Museum director, critic and artist John Coplans wrote, 'Warhol's body of painting clearly underwent three principal stages of development: 1) he would select an image and rework it informally; 2) he then began hand-painting selected images to simulate mass production; and 3) he finally dealt with mass production directly through the use of various reproductive processes.'
From 1963 Warhol began experimenting with film, and by 1968 he had made over 60 films and another 500 or so short black-and-white portrait clips of visitors to the Factory. Such 'underground' works as Empire (1964) present boredom as an extreme aesthetic experience (it runs for eight hours). Warhol's impersonal approach extends into the films, which generally lack a plot and variously use improvised dialogue, project multiple images and document erotic acts. After an attempt on his life in June 1968, when he was shot and seriously injured by Valerie Solanis of the Society for Cutting Up Men (SCUM), Warhol handed over film making for the Factory collective to his assistant director.
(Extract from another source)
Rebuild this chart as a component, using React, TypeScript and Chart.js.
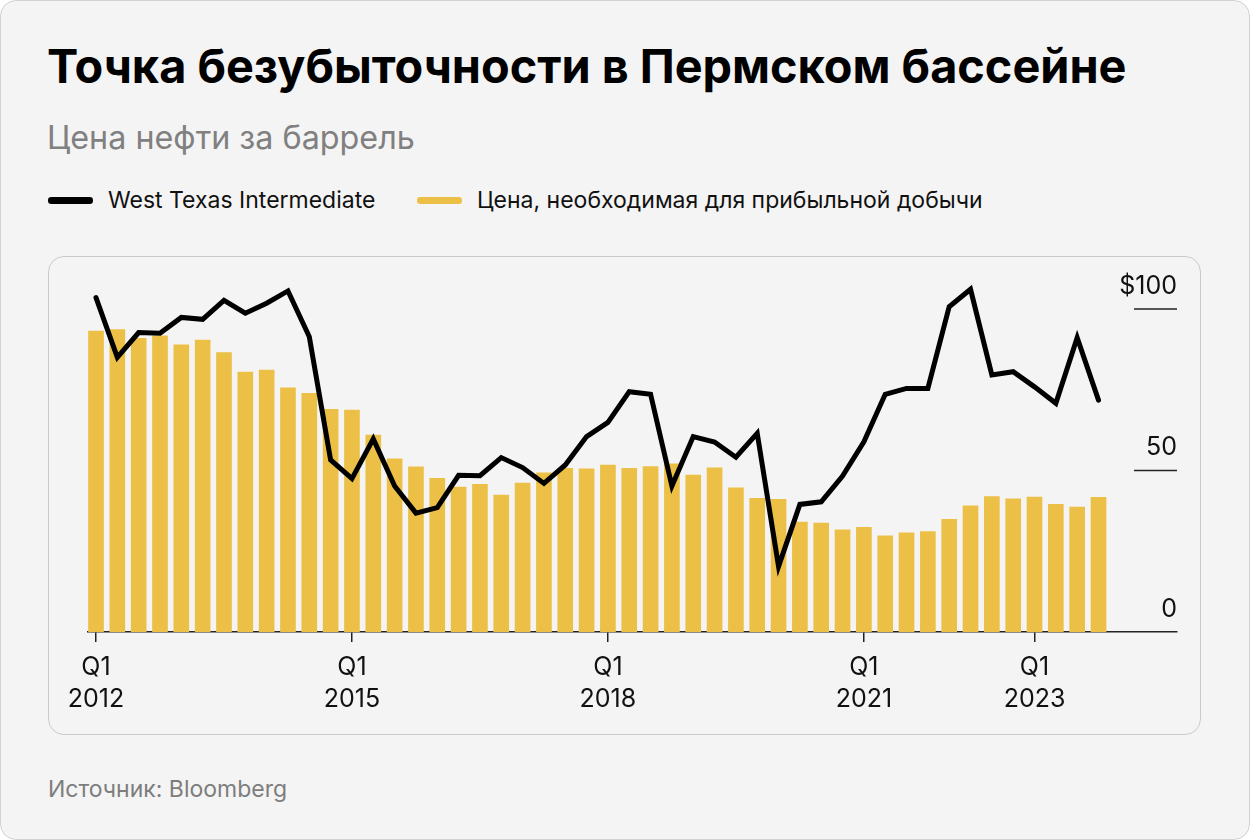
import React, { useEffect, useRef } from "react";
import { Chart, registerables } from "chart.js";

Chart.register(...registerables);

// ---- Data ----
const quarters = [
  "Q1 2012", "Q2 2012", "Q3 2012", "Q4 2012",
  "Q1 2013", "Q2 2013", "Q3 2013", "Q4 2013",
  "Q1 2014", "Q2 2014", "Q3 2014", "Q4 2014",
  "Q1 2015", "Q2 2015", "Q3 2015", "Q4 2015",
  "Q1 2016", "Q2 2016", "Q3 2016", "Q4 2016",
  "Q1 2017", "Q2 2017", "Q3 2017", "Q4 2017",
  "Q1 2018", "Q2 2018", "Q3 2018", "Q4 2018",
  "Q1 2019", "Q2 2019", "Q3 2019", "Q4 2019",
  "Q1 2020", "Q2 2020", "Q3 2020", "Q4 2020",
  "Q1 2021", "Q2 2021", "Q3 2021", "Q4 2021",
  "Q1 2022", "Q2 2022", "Q3 2022", "Q4 2022",
  "Q1 2023", "Q2 2023", "Q3 2023", "Q4 2023",
];

const wti = [
  103.5, 85.0, 92.7, 92.5, 97.4, 96.8, 102.7, 98.7, 101.8, 105.6, 91.4,
  53.3, 47.5, 59.8, 45.2, 36.8, 38.5, 48.5, 48.4, 54.0, 50.9,
  46.0, 51.7, 60.5, 64.9, 74.4, 73.6, 45.2, 60.5, 58.8, 54.1,
  61.5, 20.3, 39.5, 40.3, 48.3, 58.9, 73.6, 75.4, 75.4, 100.7,
  106.1, 79.6, 80.6, 75.9, 70.8, 91.1, 71.8,
];

const breakeven = [
  93.2, 93.6, 90.9, 91.7, 88.9, 90.4, 86.5, 80.5, 81.1, 75.6, 73.9, 68.9,
  68.7, 61.0, 53.6, 51.1, 47.6, 44.9, 45.7, 42.4, 46.1, 49.3, 50.7, 50.5,
  51.7, 50.7, 51.2, 52.1, 48.6, 50.8, 44.6, 41.4, 41.1, 34.0, 33.7, 31.6,
  32.4, 29.8, 30.7, 31.1, 34.9, 39.1, 41.9, 41.2, 41.8, 39.5, 38.7, 41.7,
];

const xTickQuarters = ["Q1 2012", "Q1 2015", "Q1 2018", "Q1 2021", "Q1 2023"];
const yTickValues = [0, 50, 100];
const yTickLabels = ["0", "50", "$100"];

const seriesNames = ["West Texas Intermediate", "Цена, необходимая для прибыльной добычи"];

const TITLE = "Точка безубыточности в Пермском бассейне";
const SUBTITLE = "Цена нефти за баррель";
const SOURCE = "Источник: Bloomberg";

const BAR_COLOR = "#ECC046";
const LINE_COLOR = "#000000";
const BG = "#f4f4f4";
const FONT = "Inter, 'Noto Sans', sans-serif";

const rightAxisPlugin = {
  id: "rightAxisLabels",
  afterDatasetsDraw(chart: any) {
    const { ctx, chartArea, scales } = chart;
    const y = scales.y;
    ctx.save();
    ctx.font = `25px ${FONT}`;
    ctx.fillStyle = "#111";
    ctx.textAlign = "right";
    ctx.textBaseline = "alphabetic";
    yTickValues.forEach((v, i) => {
      const py = y.getPixelForValue(v);
      if (v !== 0) {
        ctx.beginPath();
        ctx.moveTo(chartArea.right - 43, py);
        ctx.lineTo(chartArea.right, py);
        ctx.lineWidth = 1.5;
        ctx.strokeStyle = "#222";
        ctx.stroke();
      }
      ctx.fillText(yTickLabels[i], chartArea.right, py - 15.5);
    });
    ctx.restore();
  },
};

function ChartCanvas() {
  const ref = useRef<HTMLCanvasElement | null>(null);
  useEffect(() => {
    if (!ref.current) return;
    const tickIdx = xTickQuarters.map((q) => quarters.indexOf(q));
    const chart = new Chart(ref.current, {
      type: "bar",
      data: {
        datasets: [
          {
            type: "line",
            label: seriesNames[0],
            data: quarters.map((q, i) => ({ x: i, y: wti[i] })),
            borderColor: LINE_COLOR,
            borderWidth: 5,
            pointRadius: 0,
            tension: 0,
            borderJoinStyle: "miter",
            borderCapStyle: "round",
            fill: false,
            order: 0,
            clip: false,
          } as any,
          {
            type: "bar",
            label: seriesNames[1],
            data: quarters.map((q, i) => ({ x: i, y: breakeven[i] })),
            backgroundColor: BAR_COLOR,
            borderWidth: 0,
            barThickness: 15,
            order: 1,
          } as any,
        ],
      },
      options: {
        responsive: false,
        animation: false,
        events: [],
        layout: { padding: { left: 88, right: 73, top: 276.7, bottom: 114.3 } },
        plugins: { legend: { display: false }, tooltip: { enabled: false } },
        scales: {
          x: {
            type: "linear",
            min: -0.375,
            max: 50.68,
            offset: false,
            z: 1,
            afterBuildTicks: (axis: any) => {
              axis.ticks = tickIdx.map((v) => ({ value: v }));
            },
            ticks: {
              autoSkip: false,
              maxRotation: 0,
              padding: 10.1,
              color: "#111",
              font: { family: FONT, size: 25, lineHeight: 1.27 },
              callback: (value: any) => {
                const q = quarters[Math.round(Number(value))];
                return q ? q.split(" ") : "";
              },
            },
            grid: {
              display: true,
              offset: false,
              drawOnChartArea: false,
              drawTicks: true,
              tickLength: 10,
              color: "#222",
              lineWidth: 1.5,
            },
            border: { display: true, color: "#222", width: 1.5 },
          },
          y: {
            display: false,
            min: 0,
            max: 110,
          },
        },
      } as any,
      plugins: [rightAxisPlugin],
    });
    return () => chart.destroy();
  }, []);
  return (
    <canvas
      ref={ref}
      width={1250}
      height={840}
      style={{ position: "absolute", left: 0, top: 0, width: 1250, height: 840 }}
    />
  );
}

export default function App() {
  return (
    <div
      style={{
        position: "absolute",
        left: 0,
        top: 0,
        width: 1250,
        height: 840,
        background: "#ffffff",
        fontFamily: FONT,
        overflow: "hidden",
      }}
    >
      <div
        style={{
          position: "absolute",
          left: 0,
          top: 0,
          width: 1250,
          height: 840,
          boxSizing: "border-box",
          border: "1px solid #d2d2d2",
          borderRadius: 16,
          background: BG,
        }}
      />
      <div
        style={{
          position: "absolute",
          left: 48,
          top: 256,
          width: 1153,
          height: 479,
          boxSizing: "border-box",
          border: "1px solid #cacaca",
          borderRadius: 16,
          background: BG,
        }}
      />
      <div
        style={{
          position: "absolute",
          left: 47,
          top: 42.7,
          fontSize: 46.8,
          lineHeight: "47px",
          fontWeight: 700,
          color: "#000",
          whiteSpace: "nowrap",
        }}
      >
        {TITLE}
      </div>
      <div
        style={{
          position: "absolute",
          left: 47,
          top: 122.1,
          fontSize: 32.3,
          lineHeight: "32.3px",
          color: "#808080",
          whiteSpace: "nowrap",
        }}
      >
        {SUBTITLE}
      </div>
      <div style={{ position: "absolute", left: 48, top: 197.4, width: 45, height: 6.6, borderRadius: 3.3, background: LINE_COLOR }} />
      <div
        style={{
          position: "absolute",
          left: 108,
          top: 188.8,
          fontSize: 23,
          lineHeight: "23px",
          color: "#111",
          whiteSpace: "nowrap",
        }}
      >
        {seriesNames[0]}
      </div>
      <div style={{ position: "absolute", left: 417, top: 197.4, width: 45, height: 6.6, borderRadius: 3.3, background: BAR_COLOR }} />
      <div
        style={{
          position: "absolute",
          left: 477,
          top: 188.8,
          fontSize: 23,
          lineHeight: "23px",
          color: "#111",
          whiteSpace: "nowrap",
        }}
      >
        {seriesNames[1]}
      </div>
      <div
        style={{
          position: "absolute",
          left: 48,
          top: 777.8,
          fontSize: 23,
          lineHeight: "23px",
          color: "#7d7d7d",
          whiteSpace: "nowrap",
        }}
      >
        {SOURCE}
      </div>
      <ChartCanvas />
    </div>
  );
}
During the 1960s and 1970s, Warhol produced portrait prints of Hollywood personalities and rock stars, fashion designers, artists and political leaders, among them Mick Jagger, Brigitte Bardot, Man Ray and Mao Zedong. In American Visions(1997), Time magazine art critic Robert Hughes describes him as 'a conduit for a sort of collective American state of mind in which celebrity - the famous image of a person, the famous brand name - had completely replaced both sacredness and solidity'. Warhol co-founded Interview magazine, authored The Philosophy of Andy Warhol (1975) and exhibited his work internationally. Further publishing ventures included Portraits of the Seventies (1979), Andy Warhol's Exposures (1979) and POPism: The Warhol Sixties (1980).
Among the most experimental of his later pieces are two ventures into virtual abstraction. Shadows (1979) is a sequence of 102 screenprints from a hugely enlarged photograph of a diagonal shadow cast by a painting in Warhol's studio. Mounted side-by-side right around the exhibition space, with black sectors butted up against glowing colour, they have something of the effect of film frames. More radical in its execution was the Oxidation series (1978): Warhol and his assistants prepared canvases by covering the surfaces with copper paint and then urinated on them to make elegant iridescent designs in yellows, oranges and greens; perhaps they parody the random drip methods of painting used by such Abstract Expressionists as Jackson Pollock.
Warhol ran two television shows in the 1980s and worked in collaboration with various younger American and European artists, including Jean-Michel Basquiat, Keith Haring and Francesco Clemente. Resuming painting by hand, a process he had not used since the 1960s, he responded to a commission to produce a Last Supper. He began a series on the theme in 1984 and created over 100 powerful works, from the cartoon style Be somebody with a body to multiples of the head of Jesus; from tinted versions in pink, yellow and blue to vast canvases where Christ and the disciples are overlaid with brand names, doves or motorbikes. As a devout Eastern-rite Catholic, Warhol was steeped in the imagery of the church; whether his canvases were sacrilegious, ironically detached or whether he was trying to assimilate his faith with the material world is ambiguous.
Warhol died in New York on 22 February 1987 and was buried in Pittsburgh. A memorial mass held at St Patrick's Cathedral, New York, was attended by more than 2,000 people. Two museums are dedicated to his work, in Slovakia and Pittsburgh, and the , formed in accordance with his wishes in 1987 using proceeds from his estate, continues to 'foster innovative artistic expression and the creative process'.